Tuesday, August 31, 2004

 

The Republican party's "Don't ask, don't tell" policy (updated)

The ending of Ed Schrock's political career was heartily deserved—make no mistake about it. As a member of the House Armed Services Committee, Schrock was about as anti-gay as they come.

In 2000, the Virginian-Pilot said of Schrock that he favored ending the Clinton administration's "Don't ask, don't tell" policy on gays in the military. He supported asking enlistees whether they have had homosexual experiences in an effort to try to keep gays from serving. [emphasis added]

Maybe he was just trying to find a date.

"You're in the showers with them, you're in the bunk room with them, you're in staterooms with them," Schrock told the Virginian-Pilot. "You just hope no harm would come by folks who are of that persuasion. It's a discipline thing."

Schrock makes it sound as if the military were facing a pest-control problem. Something like chiggers.

But what struck me in the Republican reaction was this—

Mark L. McKinney, chairman of the Virginia Beach Republican Committee, said he had not talked directly to Schrock. "It's a shame that he had to resign because of a Web site that is trying to push a point of view ... but ... I have to believe that this was the reason why he stepped down."

Well, excuse me, but if anyone was trying to "push a point of view," it was Congressman Ed Schrock. And the reason he is stepping down is that he was exposed as the hypocrite that he is.

But this remark also reveals a more fundamental truth about the Republicans—they actually don't give a damn whether someone is gay. It is the agenda that matters to them, and sexual politics is only one of their many "wedge" issues, which they exploit at their convenience.

In Florida, such behavior has been on display in full feather. Yesterday's state primary election saw Mel Martinez defeat Bill McCollum for the Republican nomination for the Senate seat made vacant by the retirement of Democrat Bob Graham.
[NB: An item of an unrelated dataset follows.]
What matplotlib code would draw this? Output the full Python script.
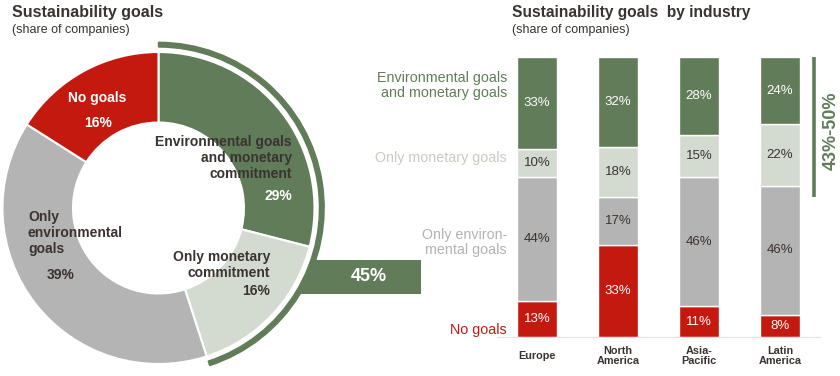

[Martinez] was widely criticized for an ad that suggested his leading opponent, retired congressman Bill McCollum, was a supporter of gay rights because McCollum favored federal hate-crime laws that had bipartisan approval. Martinez, who resigned as secretary of housing and urban development to run for the Senate, also sent out a flier that said McCollum was "the new darling of homosexual extremists."

Martinez collected 45 percent of the vote, with 84 percent of precincts reported, easily outdistancing McCollum, who received 31 percent.

Now both these guys are nasty pieces of work. During the Clinton impeachment proceedings, Bill McCollum acted as one of Clinton's prosecutors. When election time came around, the voters threw him out, which is as rare for a sitting Congressman as a thought in Bush's head.

As the campaigns neared the finish line, the two Republican contenders got down to the business of outing each other's employees. The Tampa Tribune reported on a conference call with Martinez supporters:

During the call, in which the Martinez backers assailed what they called the "gay agenda," a journalist asked about reports - published in alternative newspapers and circulated widely among Florida Christian conservatives via email - that two Martinez campaign staffers are gay.

"Whether he has people working for him, as long as they're not doing anything to promote that agenda, it's none of our business," replied Michael Bowman, executive director of the Concerned Women for America Political Action Committee.

Stemberger, the Florida Family Focus leader, tried to counter by saying McCollum has employed a political consultant who is gay.

So the Republican policy of "don't ask, don't tell" with regard to their own officeholders, candidates and staff is the very policy in the military against which they have contended so mightily.


After reading this post, an alert reader sent in this little gem from today's Democracy Now show:
AMY GOODMAN: Yes, Barbara and Jenna Bush make their national television debut at the Republican National Convention last night in New York. Their plans for September 11? Well, according to some reports, they will be at their beautician's wedding. He's been with his partner for many years though the twins' spokesperson has not confirmed or refused to confirm or deny that they would be at the wedding of a gay couple.